◆ **EXERCISE GOAL**:
From the first line of the data down to and including the line with "import matplotlib.pyplot as plt", copy everything exactly, leaving out pictures.
------
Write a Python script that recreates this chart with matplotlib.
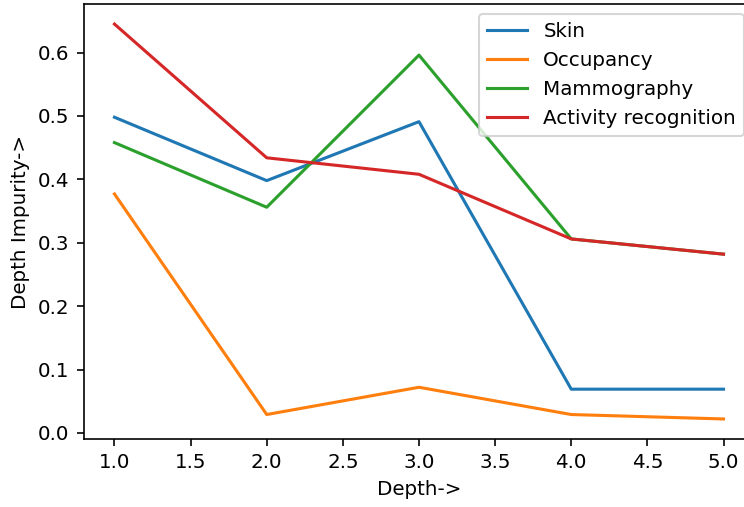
"""
Depth impurity vs tree depth for four datasets
"""

import matplotlib
matplotlib.use('Agg')
import matplotlib.pyplot as plt

# Data
depths = [1.0, 2.0, 3.0, 4.0, 5.0]
skin = [0.498, 0.398, 0.491, 0.069, 0.069]
occupancy = [0.377, 0.029, 0.072, 0.029, 0.022]
mammography = [0.458, 0.356, 0.596, 0.306, 0.282]
activity = [0.645, 0.434, 0.408, 0.306, 0.282]


def main():
    """Draw the chart and save it"""
    plt.rcParams['font.size'] = 9.7
    dpi = 148
    fig = plt.figure(figsize=(744 / dpi, 507 / dpi), dpi=dpi)
    # Right edge runs past the figure, as in the reference (cropped image)
    ax = fig.add_axes([0.1129, 0.1347, 1.0134 - 0.1129, 0.9915 - 0.1347])

    ax.plot(depths, skin, label='Skin')
    ax.plot(depths, occupancy, label='Occupancy')
    ax.plot(depths, mammography, label='Mammography')
    ax.plot(depths, activity, label='Activity recognition')

    ax.set_xlabel('Depth->')
    ax.set_ylabel('Depth Impurity->')
    ax.legend(loc='upper right')

    fig.savefig('out.png', dpi=dpi)


if __name__ == '__main__':
    main()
------
◆ **CORRECT OUTPUT**:
Write a Python script that recreates this chart with matplotlib.
"""
Depth impurity vs tree depth for four datasets
"""

import matplotlib
matplotlib.use('Agg')
import matplotlib.pyplot as plt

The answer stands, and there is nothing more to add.